On December 17, 2013, we publicly announced plans to complete a rights offering to existing holders of our Common Stock and filed a preliminary Form S-3 with the Securities and Exchange Commission. Upon completion of the rights offering, we expect to receive gross proceeds of approximately $3,000,000 before expenses, subject to reduction by us in our sole discretion as we may deem advisable to preserve our use of tax attributes such as net operating loss carryforwards or for other reasons. We have received a standby commitment from AO Partners, LLC and Farnam Street Capital, Inc. (each a beneficial shareholder of our common stock; each a “Standby Purchaser” and collectively the “Standby Purchasers”) to purchase any and all shares of Common Stock that are not subscribed for by shareholders in connection with the rights offering, subject to reduction by us as described above.  Nicholas J. Swenson, one of our directors, is the Managing Member of AO Partners and, in such capacity, has the power to direct the affairs of AO Partners.  Raymond E. Cabillot, also one of our directors, is Chief Executive Officer and a director of Farnam Street Capital and, in such capacity, has the power to direct the affairs of Farnam Street Capital.  No fees or other consideration will be paid by us to the Standby Purchasers in exchange for their commitment to purchase any and all unsubscribed shares of Common Stock following the rights offering.
 
The rights offering will be made through a distribution to our existing shareholders of non-transferable subscription rights to purchase their pro rata portion of newly issued shares of Common Stock. The subscription price has not yet been determined but is expected to be based on a percentage discount of the closing market price of the Common Stock, as reported by the NASDAQ Capital Market, on the latest practicable date prior to the launch of the rights offering.
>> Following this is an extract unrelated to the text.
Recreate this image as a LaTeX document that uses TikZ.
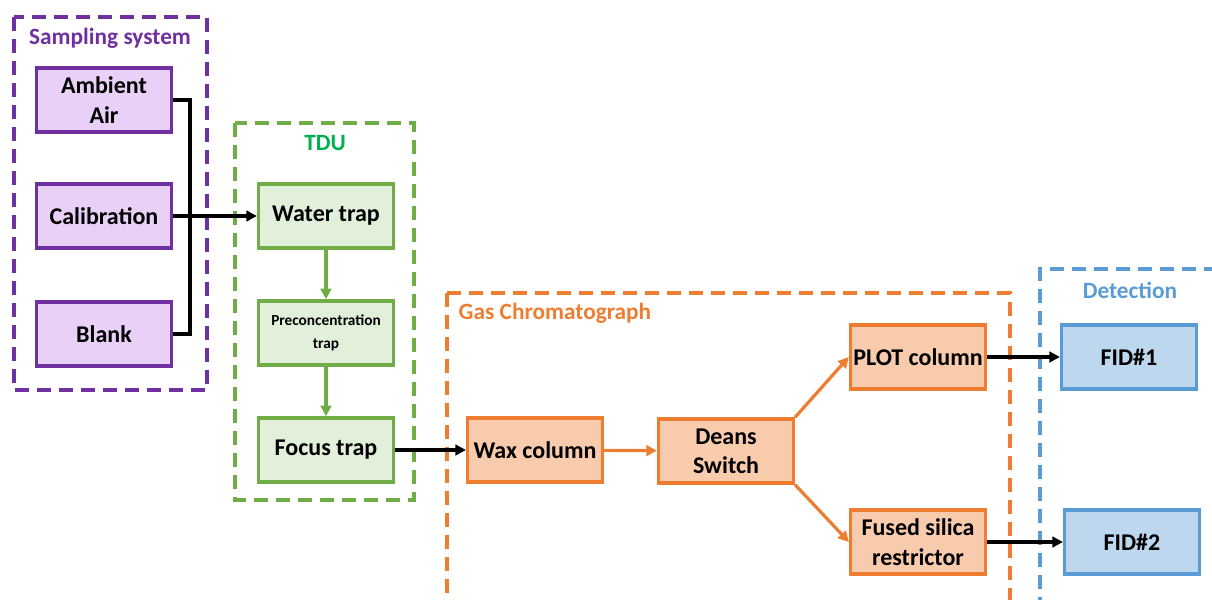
\documentclass[tikz,border=0pt]{standalone}
\usepackage{fontspec}
\setmainfont{Carlito}
\usetikzlibrary{arrows.meta}
\definecolor{sampline}{HTML}{7030A0}
\definecolor{sampfill}{HTML}{E8D0F7}
\definecolor{tduline}{HTML}{70AD47}
\definecolor{tdufill}{HTML}{E2EFDA}
\definecolor{tdutitle}{HTML}{00B050}
\definecolor{gcline}{HTML}{ED7D31}
\definecolor{gcfill}{HTML}{F8CBAD}
\definecolor{detline}{HTML}{5B9BD5}
\definecolor{detfill}{HTML}{BDD7EE}
\tikzset{
  box/.style={draw, line width=2.6pt, minimum width=101pt, minimum height=48pt,
    align=center, inner sep=2pt, font=\bfseries\fontsize{18}{22}\selectfont},
  sampbox/.style={box, draw=sampline, fill=sampfill},
  tdubox/.style={box, draw=tduline, fill=tdufill},
  gcbox/.style={box, draw=gcline, fill=gcfill},
  detbox/.style={box, draw=detline, fill=detfill},
  group/.style={line width=2.6pt, dash pattern=on 10.5pt off 6pt},
  grouptitle/.style={font=\bfseries\fontsize{17.5}{20}\selectfont},
  flow/.style={line width=2.4pt, -{Triangle[length=8pt,width=8pt]}}
}
\begin{document}
\begin{tikzpicture}[x=0.75pt, y=-0.75pt]
\useasboundingbox (0,0) rectangle (1212,599);
% dashed groups
\draw[group, sampline] (14,17) rectangle (207,390);
\draw[group, tduline] (235,123) rectangle (414,500);
\draw[group, gcline] (447,293) -- (1010,293) -- (1010,620);
\draw[group, gcline] (447,293) -- (447,620);
\draw[group, detline] (1240,269) -- (1040,269) -- (1040,620);
\node[grouptitle, text=sampline] (samptitle) at (110,38) {Sampling system};
\node[grouptitle, text=tdutitle] (tdutitle) at (325,143) {TDU};
\node[grouptitle, text=gcline, anchor=west] (gctitle) at (454,313) {Gas Chromatograph};
\node[grouptitle, text=detline] (dettitle) at (1130,290) {Detection};
% boxes
\node[sampbox] (ambient) at (104,100) {Ambient\\Air};
\node[sampbox] (calib) at (104,216) {Calibration};
\node[sampbox] (blank) at (104,334) {Blank};
\node[tdubox] (water) at (326,216) {Water trap};
\node[tdubox, font=\bfseries\fontsize{11.5}{17}\selectfont] (precon) at (326,333) {Preconcentration\\trap};
\node[tdubox] (focus) at (326,450) {Focus trap};
\node[gcbox] (wax) at (535,450) {Wax column};
\node[gcbox] (deans) at (726,451) {Deans\\Switch};
\node[gcbox] (plot) at (918,357) {PLOT column};
\node[gcbox] (fused) at (918,542) {Fused silica\\restrictor};
\node[detbox] (fid1) at (1129,357) {FID\#1};
\node[detbox] (fid2) at (1132,542) {FID\#2};
% connectors
\coordinate (merge) at (190,216);
\draw[line width=2.4pt] (ambient.east) -| (merge) |- (blank.east);
\draw[flow] (calib.east) -- (water.west);
\draw[flow, tduline] (water) -- (precon);
\draw[flow, tduline] (precon) -- (focus);
\draw[flow] (focus) -- (wax);
\draw[flow, gcline] (wax) -- (deans);
\draw[flow, gcline] (deans.north east) -- (plot.west);
\draw[flow, gcline] (deans.south east) -- (fused.west);
\draw[flow] (plot) -- (fid1);
\draw[flow] (fused) -- (fid2);
\end{tikzpicture}
\end{document}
The record date for the distribution of the rights and the dates for both the subscription period and the expiration of the rights offering will be included in the final prospectus that will be filed with the Securities and Exchange Commission (“SEC”).
 
We intend to use the net proceeds from the Rights Offering to pursue strategic opportunities that may present themselves from time to time or, if not used to pursue strategic opportunities, for working capital and general corporate purposes, including to fund ongoing research and development and product initiatives.  Also, to the extent net proceeds of the Rights Offering are not deployed, some of the funds may be invested in accordance with the terms of our Surplus Capital Investment Policy.
 
Share Repurchase Program
 
In September 2013, our Board approved a share repurchase program authorizing the Company, at the direction of the Investment Committee of the Board, to repurchase up to 750,000 shares of our common stock under parameters to be determined by the Investment Committee. The repurchase program has no stated expiration date and there have been no purchases under the program.